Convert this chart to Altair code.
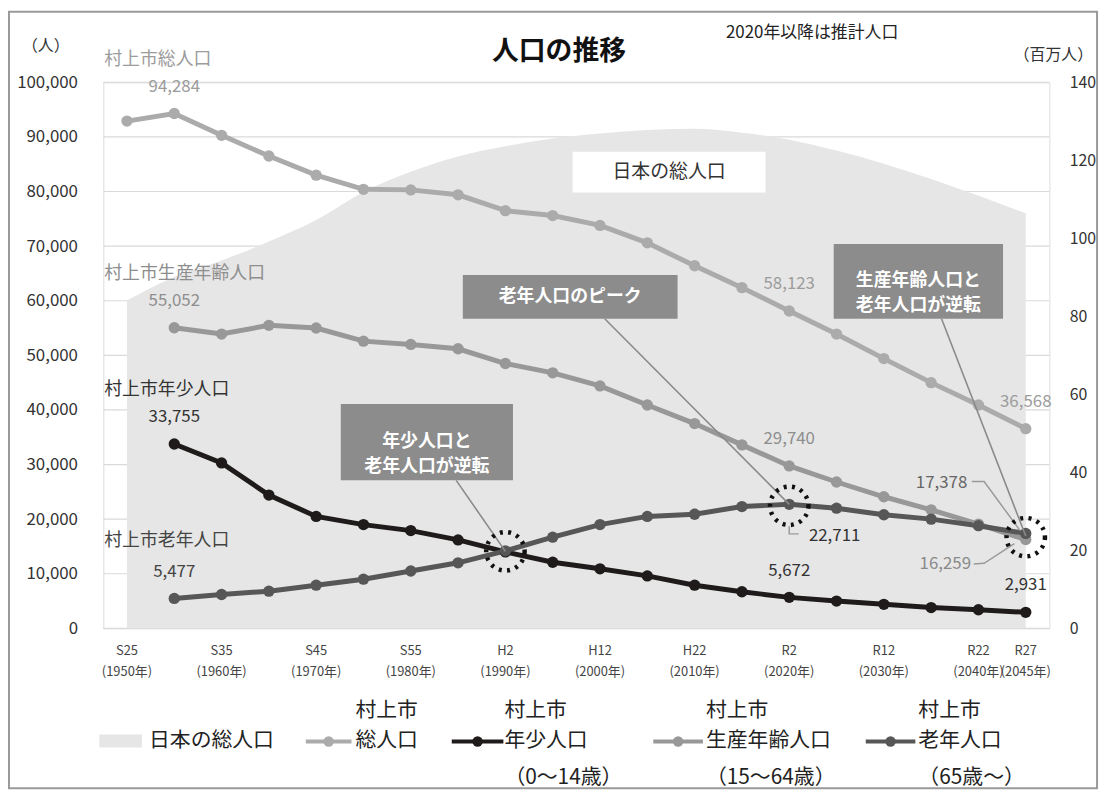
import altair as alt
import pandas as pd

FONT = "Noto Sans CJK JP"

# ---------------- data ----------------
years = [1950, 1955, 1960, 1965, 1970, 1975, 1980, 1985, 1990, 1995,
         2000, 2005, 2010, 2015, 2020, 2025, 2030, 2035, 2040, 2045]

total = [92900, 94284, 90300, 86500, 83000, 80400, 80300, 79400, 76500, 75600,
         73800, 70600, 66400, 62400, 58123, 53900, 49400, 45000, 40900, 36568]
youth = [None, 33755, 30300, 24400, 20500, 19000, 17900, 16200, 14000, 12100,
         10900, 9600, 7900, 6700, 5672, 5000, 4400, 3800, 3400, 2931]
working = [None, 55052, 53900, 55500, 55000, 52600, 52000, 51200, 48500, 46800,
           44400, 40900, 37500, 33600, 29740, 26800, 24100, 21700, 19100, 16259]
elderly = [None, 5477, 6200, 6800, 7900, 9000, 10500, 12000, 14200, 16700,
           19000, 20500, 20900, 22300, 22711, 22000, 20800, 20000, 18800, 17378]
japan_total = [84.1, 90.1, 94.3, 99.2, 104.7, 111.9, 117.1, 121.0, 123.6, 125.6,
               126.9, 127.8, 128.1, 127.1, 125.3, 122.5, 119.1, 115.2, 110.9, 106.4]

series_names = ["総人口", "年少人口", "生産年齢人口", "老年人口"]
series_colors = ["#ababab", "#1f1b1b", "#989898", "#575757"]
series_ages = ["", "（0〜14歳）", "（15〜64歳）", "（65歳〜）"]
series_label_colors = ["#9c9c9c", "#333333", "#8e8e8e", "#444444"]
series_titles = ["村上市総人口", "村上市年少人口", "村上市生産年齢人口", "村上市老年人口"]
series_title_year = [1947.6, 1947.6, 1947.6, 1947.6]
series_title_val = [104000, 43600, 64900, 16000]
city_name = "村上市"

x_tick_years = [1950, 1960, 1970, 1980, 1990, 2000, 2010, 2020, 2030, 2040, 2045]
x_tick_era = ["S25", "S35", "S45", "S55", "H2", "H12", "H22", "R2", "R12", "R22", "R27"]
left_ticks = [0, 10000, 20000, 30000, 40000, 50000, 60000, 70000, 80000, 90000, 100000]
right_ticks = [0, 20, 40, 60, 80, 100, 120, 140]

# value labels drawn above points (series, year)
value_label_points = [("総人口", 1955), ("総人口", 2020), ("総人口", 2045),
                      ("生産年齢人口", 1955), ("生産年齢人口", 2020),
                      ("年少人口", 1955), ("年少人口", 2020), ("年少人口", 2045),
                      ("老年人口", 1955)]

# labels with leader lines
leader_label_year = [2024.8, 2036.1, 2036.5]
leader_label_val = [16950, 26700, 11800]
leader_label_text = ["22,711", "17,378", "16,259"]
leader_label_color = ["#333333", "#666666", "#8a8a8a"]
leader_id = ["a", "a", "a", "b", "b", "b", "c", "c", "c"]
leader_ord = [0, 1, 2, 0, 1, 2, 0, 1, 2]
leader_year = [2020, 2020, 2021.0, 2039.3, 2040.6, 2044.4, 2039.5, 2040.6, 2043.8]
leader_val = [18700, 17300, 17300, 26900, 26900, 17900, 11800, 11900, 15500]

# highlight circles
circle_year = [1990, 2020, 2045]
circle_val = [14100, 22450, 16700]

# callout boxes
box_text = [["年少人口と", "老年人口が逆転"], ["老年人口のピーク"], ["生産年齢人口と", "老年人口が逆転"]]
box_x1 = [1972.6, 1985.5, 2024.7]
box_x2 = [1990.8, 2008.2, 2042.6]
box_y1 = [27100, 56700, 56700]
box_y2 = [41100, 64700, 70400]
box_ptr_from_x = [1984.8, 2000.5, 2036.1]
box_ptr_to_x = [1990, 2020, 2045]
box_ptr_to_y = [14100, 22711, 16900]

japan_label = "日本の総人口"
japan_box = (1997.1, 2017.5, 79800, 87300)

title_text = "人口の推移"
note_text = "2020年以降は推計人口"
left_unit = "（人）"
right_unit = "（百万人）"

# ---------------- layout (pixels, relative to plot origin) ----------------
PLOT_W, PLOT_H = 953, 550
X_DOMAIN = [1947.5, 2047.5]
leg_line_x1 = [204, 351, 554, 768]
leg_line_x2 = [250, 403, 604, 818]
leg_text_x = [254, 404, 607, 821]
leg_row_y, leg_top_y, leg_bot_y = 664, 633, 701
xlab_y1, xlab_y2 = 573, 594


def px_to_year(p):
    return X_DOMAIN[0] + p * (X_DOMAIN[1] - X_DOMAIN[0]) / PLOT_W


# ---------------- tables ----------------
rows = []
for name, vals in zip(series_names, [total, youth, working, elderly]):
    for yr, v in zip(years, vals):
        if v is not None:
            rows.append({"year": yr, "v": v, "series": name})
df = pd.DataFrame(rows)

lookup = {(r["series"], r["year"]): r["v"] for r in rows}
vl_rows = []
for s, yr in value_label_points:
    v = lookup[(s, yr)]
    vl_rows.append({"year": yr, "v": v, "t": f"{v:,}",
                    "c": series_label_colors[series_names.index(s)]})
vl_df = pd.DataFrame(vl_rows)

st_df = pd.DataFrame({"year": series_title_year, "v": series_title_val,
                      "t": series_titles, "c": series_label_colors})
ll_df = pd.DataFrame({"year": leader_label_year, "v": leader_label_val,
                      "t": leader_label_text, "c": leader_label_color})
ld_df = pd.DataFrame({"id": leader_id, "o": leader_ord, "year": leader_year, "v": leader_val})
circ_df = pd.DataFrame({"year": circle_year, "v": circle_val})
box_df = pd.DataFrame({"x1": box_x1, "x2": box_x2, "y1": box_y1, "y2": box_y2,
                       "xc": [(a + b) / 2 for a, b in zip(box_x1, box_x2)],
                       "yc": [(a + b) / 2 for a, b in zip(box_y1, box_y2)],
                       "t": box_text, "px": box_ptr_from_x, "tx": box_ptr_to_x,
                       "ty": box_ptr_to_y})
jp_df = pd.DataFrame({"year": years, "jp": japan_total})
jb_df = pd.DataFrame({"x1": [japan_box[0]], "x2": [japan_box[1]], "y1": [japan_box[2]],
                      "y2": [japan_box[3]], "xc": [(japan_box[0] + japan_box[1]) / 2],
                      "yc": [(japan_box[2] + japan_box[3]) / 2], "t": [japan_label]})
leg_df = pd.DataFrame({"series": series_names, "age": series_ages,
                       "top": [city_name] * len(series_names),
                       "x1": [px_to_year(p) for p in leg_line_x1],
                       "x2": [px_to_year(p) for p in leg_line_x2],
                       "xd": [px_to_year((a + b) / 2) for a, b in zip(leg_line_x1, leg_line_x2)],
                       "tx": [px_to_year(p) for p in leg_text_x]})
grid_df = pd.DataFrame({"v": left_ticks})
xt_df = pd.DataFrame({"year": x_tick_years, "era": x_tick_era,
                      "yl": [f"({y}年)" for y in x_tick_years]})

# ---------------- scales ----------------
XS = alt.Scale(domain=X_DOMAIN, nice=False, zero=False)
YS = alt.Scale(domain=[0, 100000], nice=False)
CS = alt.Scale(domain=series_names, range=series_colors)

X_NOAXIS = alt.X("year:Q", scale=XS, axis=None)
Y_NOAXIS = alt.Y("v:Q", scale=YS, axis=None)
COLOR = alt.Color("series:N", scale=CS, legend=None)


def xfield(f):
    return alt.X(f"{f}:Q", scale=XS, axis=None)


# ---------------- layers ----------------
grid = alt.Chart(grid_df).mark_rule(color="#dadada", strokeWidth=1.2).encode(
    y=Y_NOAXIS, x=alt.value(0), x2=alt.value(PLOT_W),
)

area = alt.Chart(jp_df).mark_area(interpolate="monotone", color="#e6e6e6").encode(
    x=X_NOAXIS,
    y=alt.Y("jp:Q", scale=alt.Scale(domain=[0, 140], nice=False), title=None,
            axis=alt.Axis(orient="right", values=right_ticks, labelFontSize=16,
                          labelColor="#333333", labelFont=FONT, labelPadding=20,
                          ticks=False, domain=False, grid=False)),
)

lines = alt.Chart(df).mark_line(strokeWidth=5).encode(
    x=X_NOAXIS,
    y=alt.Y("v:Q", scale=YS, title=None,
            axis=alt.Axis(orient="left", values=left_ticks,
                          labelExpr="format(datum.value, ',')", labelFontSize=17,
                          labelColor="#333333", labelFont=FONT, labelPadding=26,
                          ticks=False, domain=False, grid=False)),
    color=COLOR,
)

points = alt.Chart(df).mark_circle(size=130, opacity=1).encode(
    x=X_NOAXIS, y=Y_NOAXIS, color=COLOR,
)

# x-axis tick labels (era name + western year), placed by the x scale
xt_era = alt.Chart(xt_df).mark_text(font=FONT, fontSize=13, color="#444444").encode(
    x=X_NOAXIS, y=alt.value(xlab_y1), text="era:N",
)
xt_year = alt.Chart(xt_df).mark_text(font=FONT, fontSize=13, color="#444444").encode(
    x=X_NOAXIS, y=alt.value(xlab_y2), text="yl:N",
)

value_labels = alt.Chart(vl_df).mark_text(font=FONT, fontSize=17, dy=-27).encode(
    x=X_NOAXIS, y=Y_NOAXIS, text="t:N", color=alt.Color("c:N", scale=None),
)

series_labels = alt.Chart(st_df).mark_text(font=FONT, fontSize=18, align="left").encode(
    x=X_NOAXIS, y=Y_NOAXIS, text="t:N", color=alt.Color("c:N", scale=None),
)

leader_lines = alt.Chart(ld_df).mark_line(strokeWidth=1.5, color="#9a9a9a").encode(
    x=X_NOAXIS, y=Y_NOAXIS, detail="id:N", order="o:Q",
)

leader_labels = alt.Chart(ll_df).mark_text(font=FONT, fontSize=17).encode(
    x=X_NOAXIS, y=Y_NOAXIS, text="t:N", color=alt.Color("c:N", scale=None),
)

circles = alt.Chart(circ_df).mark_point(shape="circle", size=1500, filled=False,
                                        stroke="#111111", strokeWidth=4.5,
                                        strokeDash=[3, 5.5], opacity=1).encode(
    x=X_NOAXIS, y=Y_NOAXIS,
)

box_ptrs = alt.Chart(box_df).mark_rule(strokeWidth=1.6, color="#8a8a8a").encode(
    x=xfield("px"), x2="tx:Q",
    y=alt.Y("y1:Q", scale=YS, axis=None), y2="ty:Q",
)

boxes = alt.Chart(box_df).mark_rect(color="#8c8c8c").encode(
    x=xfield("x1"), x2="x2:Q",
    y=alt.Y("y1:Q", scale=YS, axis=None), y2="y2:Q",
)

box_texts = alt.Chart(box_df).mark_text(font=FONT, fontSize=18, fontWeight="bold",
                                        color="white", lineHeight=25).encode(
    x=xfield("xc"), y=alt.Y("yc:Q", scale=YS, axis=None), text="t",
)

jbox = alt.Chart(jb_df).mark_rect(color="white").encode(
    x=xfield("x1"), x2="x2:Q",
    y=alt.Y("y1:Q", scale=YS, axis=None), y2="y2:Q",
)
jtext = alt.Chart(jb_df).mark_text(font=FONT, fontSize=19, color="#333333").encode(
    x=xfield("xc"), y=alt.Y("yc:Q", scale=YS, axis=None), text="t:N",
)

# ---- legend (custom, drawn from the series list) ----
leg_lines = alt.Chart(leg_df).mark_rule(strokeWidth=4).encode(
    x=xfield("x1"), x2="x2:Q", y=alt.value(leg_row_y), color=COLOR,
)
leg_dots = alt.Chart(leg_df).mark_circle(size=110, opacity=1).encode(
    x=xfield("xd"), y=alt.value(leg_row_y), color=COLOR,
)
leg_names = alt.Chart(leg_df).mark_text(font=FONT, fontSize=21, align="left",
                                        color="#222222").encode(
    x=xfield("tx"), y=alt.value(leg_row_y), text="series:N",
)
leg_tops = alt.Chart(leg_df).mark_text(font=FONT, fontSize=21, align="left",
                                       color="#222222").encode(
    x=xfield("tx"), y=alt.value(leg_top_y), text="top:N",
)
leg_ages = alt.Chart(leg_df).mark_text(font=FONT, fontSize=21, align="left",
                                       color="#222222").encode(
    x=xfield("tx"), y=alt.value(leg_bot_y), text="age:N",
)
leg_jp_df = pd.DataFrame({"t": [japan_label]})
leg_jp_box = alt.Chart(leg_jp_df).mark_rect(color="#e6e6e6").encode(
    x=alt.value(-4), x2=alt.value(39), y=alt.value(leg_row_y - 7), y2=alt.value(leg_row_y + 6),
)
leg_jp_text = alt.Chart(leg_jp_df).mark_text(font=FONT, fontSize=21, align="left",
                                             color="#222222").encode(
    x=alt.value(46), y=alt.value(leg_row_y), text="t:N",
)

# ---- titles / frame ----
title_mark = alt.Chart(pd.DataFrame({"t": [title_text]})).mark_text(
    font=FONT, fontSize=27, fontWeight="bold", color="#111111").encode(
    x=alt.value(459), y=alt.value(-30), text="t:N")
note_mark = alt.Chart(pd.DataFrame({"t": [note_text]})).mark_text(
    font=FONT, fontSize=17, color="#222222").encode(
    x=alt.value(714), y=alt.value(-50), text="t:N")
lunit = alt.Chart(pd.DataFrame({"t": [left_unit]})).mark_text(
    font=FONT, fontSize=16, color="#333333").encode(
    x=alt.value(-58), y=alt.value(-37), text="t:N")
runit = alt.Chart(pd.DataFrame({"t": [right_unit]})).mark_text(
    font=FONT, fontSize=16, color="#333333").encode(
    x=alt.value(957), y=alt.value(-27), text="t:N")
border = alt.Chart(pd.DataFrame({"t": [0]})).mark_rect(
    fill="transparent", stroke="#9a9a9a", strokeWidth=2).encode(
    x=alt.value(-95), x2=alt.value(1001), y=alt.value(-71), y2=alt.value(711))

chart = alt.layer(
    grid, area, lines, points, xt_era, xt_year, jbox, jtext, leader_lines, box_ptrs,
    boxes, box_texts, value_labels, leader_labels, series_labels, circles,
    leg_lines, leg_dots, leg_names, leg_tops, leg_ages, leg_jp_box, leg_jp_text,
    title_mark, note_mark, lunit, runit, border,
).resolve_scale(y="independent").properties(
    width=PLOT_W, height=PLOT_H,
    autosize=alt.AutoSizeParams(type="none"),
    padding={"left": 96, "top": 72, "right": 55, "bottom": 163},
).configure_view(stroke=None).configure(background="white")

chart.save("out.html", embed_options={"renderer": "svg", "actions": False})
────────────────
• **The problem**: Exactly restate the lines from the beginning of the data through the line with "2000, 2005, 2010, 2015, 2020, 2025, 2030, 2035, 2040, 2045]", and no others, keeping pictures out.

• **Exercise result**:
Convert this chart to Altair code.
import altair as alt
import pandas as pd

FONT = "Noto Sans CJK JP"

# ---------------- data ----------------
years = [1950, 1955, 1960, 1965, 1970, 1975, 1980, 1985, 1990, 1995,
         2000, 2005, 2010, 2015, 2020, 2025, 2030, 2035, 2040, 2045]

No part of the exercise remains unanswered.